Now that you know all about the benefits of separating your modem and router in your home, you might be in the market for a new router. If you've spent time looking around recently, you will no doubt run across routers with "802.11ac" promoted across their packaging that promises better speed and reliability. But what exactly is 802.11ac, and do you really need it?

Wireless devices connecting to a router.

The Basics

Just like routers that list B, G, and N wireless support, AC is simply the newest wireless standard. With every iteration of new wireless transmission standards, there are improvements that make the network smoother and your connection stronger. 802.11ac continues this trend by offering 2 major benefits.

Better Speed

Speed is always the headline feature when a new wireless standard is introduced, and it's no different with 802.11ac. The new AC standard can achieve theoretical maximum outputs that's 3x the speed over the previous N standard. But in real life terms, where there are walls and furniture, the gains are a more modest doubling. But even with more conservative estimates, the performance difference is between 50-150Mbit vs 250-300Mbit of transfer speed. This means with an AC router you can transfer data on your internal network much faster, and if you have a super fast internet connection, your new AC router will give you the best wireless performance your connection can deliver.

Better Range

The second benefit has to do with the way wireless signals are broadcasted. First, 802.11ac broadcasts only in the 5GHz spectrum. The 5GHz spectrum tends to be "quieter", meaning there are less cordless phones and baby monitors interfering with your wireless signal.

But more importantly, some 802.11ac routers include a technology called "beamforming". This technology allows those routers to create a "beam" of signal that's aimed directly at the device wherever it may be in the house, instead of broadcasting a wireless signal uniformly in every direction. Think of beamforming like a focused flashlight vs a traditional router that's more like a candle.

With beamforming, you will get better reception at every corner of your house since the router can concentrate energy and broadcast signal specifically to your area.

The (Big) Caveat

For you to take advantage of these 802.11ac features from your router, you will need a 802.11ac compatible device.

More and more laptops and smartphones today include 802.11ac as a standard feature. For example, iPhones since the 6 and Android phones like the Samsung Galaxy 5 and up all have 802.11ac support. Laptops and streaming devices are also gaining support. The new Apple TV and Google Chromecast both support the AC standard and so does every laptop Apple makes, along with other major PC manufacturers like Dell, HP & Lenovo.
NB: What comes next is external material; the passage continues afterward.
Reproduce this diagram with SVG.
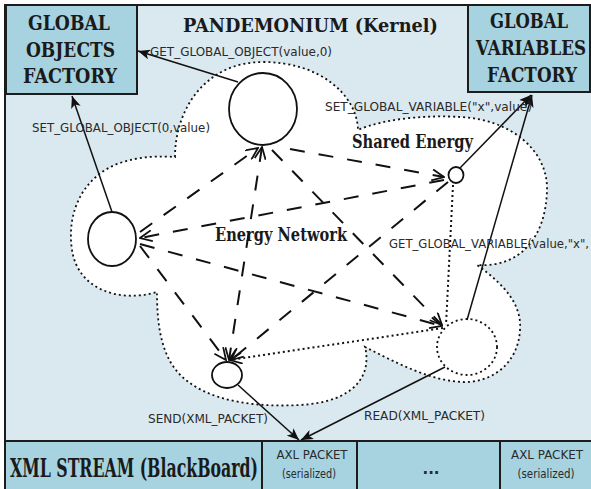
<svg xmlns="http://www.w3.org/2000/svg" width="591" height="489" viewBox="0 0 591 489">
  <style>
    .box { fill: #a7d3e0; stroke: #1c1c1c; stroke-width: 2; }
    .serif { font-family: "DejaVu Serif", "Liberation Serif", serif; font-weight: bold; fill: #1a1a1a; }
    .sans { font-family: "DejaVu Sans", "Liberation Sans", sans-serif; fill: #2a2a2a; }
    .node { fill: #ffffff; stroke: #111; stroke-width: 1.8; }
    .solid { fill: none; stroke: #111; stroke-width: 1.5; marker-end: url(#head); }
    .dash { fill: none; stroke: #111; stroke-width: 2; stroke-dasharray: 15 14; marker-end: url(#vee); }
    .dot { fill: none; stroke: #111; stroke-width: 2; stroke-dasharray: 2 3; }
  </style>
  <defs>
    <marker id="head" viewBox="0 0 12 10" refX="12" refY="5" markerWidth="12" markerHeight="10" markerUnits="userSpaceOnUse" orient="auto">
      <path d="M0,0 L12,5 L0,10 L3,5 Z" fill="#111"/>
    </marker>
    <marker id="vee" viewBox="0 0 14 12" refX="13" refY="6" markerWidth="14" markerHeight="12" markerUnits="userSpaceOnUse" orient="auto-start-reverse">
      <path d="M1,0.5 L13,6 L1,11.5" fill="none" stroke="#111" stroke-width="1.8"/>
    </marker>
    <clipPath id="frame"><rect x="0" y="0" width="591" height="489"/></clipPath>
  </defs>

  <!-- kernel panel -->
  <rect x="5" y="5" width="590" height="436" fill="#dae8ef" stroke="#1c1c1c" stroke-width="2"/>
  <text class="serif" x="183" y="32" font-size="19" textLength="255" lengthAdjust="spacingAndGlyphs">PANDEMONIUM (Kernel)</text>

  <!-- energy cloud -->
  <path id="cloud" d="M175,157 C175,110 205,62 263,62 C320,62 357,95 358,130
    C385,118 430,115 460,117 C510,119 548,150 547,190 C546,235 522,268 477,265
    C505,285 522,305 520,330 C518,365 490,383 463,382 C430,381 395,362 365,347
    C372,375 355,402 300,405 C245,408 185,398 167,355 C158,335 157,310 157,292
    C120,303 78,290 72,250 C66,210 85,175 120,163 C140,156 160,156 175,157 Z"
    fill="#ffffff" stroke="#111" stroke-width="1.8" stroke-dasharray="2 3"/>
  <text class="serif" x="352" y="148" font-size="18" textLength="121" lengthAdjust="spacingAndGlyphs">Shared Energy</text>
  <text class="serif" x="215" y="241" font-size="19" textLength="132" lengthAdjust="spacingAndGlyphs">Energy Network</text>

  <!-- factories -->
  <g id="global-objects-factory">
    <rect class="box" x="6" y="5" width="131" height="89"/>
    <text class="serif" x="28" y="30" font-size="20" textLength="82" lengthAdjust="spacingAndGlyphs">GLOBAL</text>
    <text class="serif" x="26" y="57" font-size="20" textLength="89" lengthAdjust="spacingAndGlyphs">OBJECTS</text>
    <text class="serif" x="23" y="83" font-size="20" textLength="94" lengthAdjust="spacingAndGlyphs">FACTORY</text>
  </g>
  <g id="global-variables-factory">
    <rect class="box" x="468" y="5" width="122" height="87"/>
    <!-- condensed lettering: smaller face stretched upward about its baseline -->
    <text class="serif" x="490" y="28" font-size="16.8" textLength="78" lengthAdjust="spacingAndGlyphs" transform="matrix(1,0,0,1.1905,0,-5.334)">GLOBAL</text>
    <text class="serif" x="476" y="55" font-size="16.8" textLength="110" lengthAdjust="spacingAndGlyphs" transform="matrix(1,0,0,1.1905,0,-10.478)">VARIABLES</text>
    <text class="serif" x="487" y="82" font-size="16.8" textLength="90" lengthAdjust="spacingAndGlyphs" transform="matrix(1,0,0,1.1905,0,-15.621)">FACTORY</text>
  </g>

  <!-- blackboard stream -->
  <g id="xml-stream">
    <rect class="box" x="5" y="441" width="590" height="50"/>
    <line x1="262" y1="441" x2="262" y2="489" stroke="#1c1c1c" stroke-width="2"/>
    <line x1="357" y1="441" x2="357" y2="489" stroke="#1c1c1c" stroke-width="2"/>
    <line x1="500" y1="441" x2="500" y2="489" stroke="#1c1c1c" stroke-width="2"/>
    <text class="serif" x="10" y="477" font-size="16" textLength="248" lengthAdjust="spacingAndGlyphs" transform="matrix(1,0,0,1.625,0,-298.125)">XML STREAM (BlackBoard)</text>
    <text class="sans" x="312" y="459" font-size="12.5" text-anchor="middle" textLength="71" lengthAdjust="spacingAndGlyphs">AXL PACKET</text>
    <text class="sans" x="309" y="478" font-size="12.5" text-anchor="middle" textLength="54" lengthAdjust="spacingAndGlyphs">(serialized)</text>
    <text class="sans" x="431" y="474" font-size="15" font-weight="bold" text-anchor="middle">...</text>
    <text class="sans" x="547" y="459" font-size="12.5" text-anchor="middle" textLength="72" lengthAdjust="spacingAndGlyphs">AXL PACKET</text>
    <text class="sans" x="546" y="478" font-size="12.5" text-anchor="middle" textLength="57" lengthAdjust="spacingAndGlyphs">(serialized)</text>
  </g>

  <!-- connectors -->
  <g id="connectors">
    <line class="solid" x1="238" y1="82" x2="138" y2="51"/>
    <line class="solid" x1="112" y1="212" x2="72" y2="96"/>
    <line class="solid" x1="460" y1="168" x2="531" y2="95"/>
    <line class="solid" x1="467" y1="320" x2="532" y2="95"/>
    <line class="solid" x1="238" y1="385" x2="299" y2="440"/>
    <line class="solid" x1="445" y1="367" x2="301" y2="440"/>

    <line class="dash" x1="140" y1="232" x2="258" y2="148"/>
    <line class="dash" x1="444" y1="180" x2="140" y2="238"/>
    <line class="dash" x1="140" y1="244" x2="442" y2="326"/>
    <line class="dash" x1="140" y1="246" x2="226" y2="360"/>
    <line class="dash" x1="262" y1="147" x2="229" y2="360" marker-start="url(#vee)"/>
    <line class="dash" x1="272" y1="150" x2="442" y2="325"/>
    <line class="dash" x1="290" y1="149" x2="444" y2="177"/>
    <line class="dash" x1="448" y1="182" x2="231" y2="360"/>

    <line class="dot" x1="453" y1="185" x2="446" y2="325"/>
    <line class="dot" x1="443" y1="328" x2="230" y2="360" marker-end="url(#vee)"/>
  </g>

  <!-- energy nodes -->
  <g id="node-top"><ellipse class="node" cx="263" cy="109" rx="34" ry="36"/></g>
  <g id="node-left"><ellipse class="node" cx="112" cy="239" rx="24" ry="27"/></g>
  <g id="node-shared"><ellipse class="node" cx="456" cy="175" rx="7.5" ry="8"/></g>
  <g id="node-bottom"><ellipse class="node" cx="227" cy="375" rx="15" ry="13"/></g>
  <g id="node-reader"><ellipse cx="467" cy="347" rx="30" ry="28" fill="none" stroke="#111" stroke-width="1.8" stroke-dasharray="2 3"/></g>

  <!-- call labels -->
  <text class="sans" x="150" y="56" font-size="12" textLength="182" lengthAdjust="spacingAndGlyphs">GET_GLOBAL_OBJECT(value,0)</text>
  <text class="sans" x="32" y="132" font-size="12" textLength="178" lengthAdjust="spacingAndGlyphs">SET_GLOBAL_OBJECT(0,value)</text>
  <text class="sans" x="325" y="111" font-size="12" textLength="207" lengthAdjust="spacingAndGlyphs">SET_GLOBAL_VARIABLE("x",value)</text>
  <text class="sans" x="389" y="248" font-size="11.5" textLength="200" lengthAdjust="spacingAndGlyphs" transform="matrix(1,0,0,1.0435,0,-10.78)" clip-path="url(#frame)">GET_GLOBAL_VARIABLE(value,"x",</text>
  <text class="sans" x="148" y="423" font-size="12" textLength="120" lengthAdjust="spacingAndGlyphs">SEND(XML_PACKET)</text>
  <text class="sans" x="364" y="420" font-size="12" textLength="121" lengthAdjust="spacingAndGlyphs">READ(XML_PACKET)</text>
</svg>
As a general rule of thumb, if you bought a new wireless device in the last 6 months, there is a good chance it supports 802.11ac. If you're not sure, refer to your user manual.

So do you really need it?

Yes and no.

If you are in an environment where a majority of your devices are wireless and are AC compatible, you will probably see performance improvements across your entire network. If those performance gains are important to you, it could warrant an upgrade today, even if your current router is working fine.

Alternatively, if you are in the market for a new router anyways, it could be a worthy investment to choose an AC compatible router for "future proofing". Unlike smartphones or computers, wireless standards change (relatively) slowly, (For example, the N standard was approved in 2009)

Of course, purchasing higher-end router equipment is an investment in itself. It can still cost upwards of $150 to purchase a decent AC compatible router. So if you live in a small space, have older devices, or are just a casual internet user that does not have high transfer speed & streaming demands, you can certainly save your money now and eventually upgrade when AC routers become more affordable.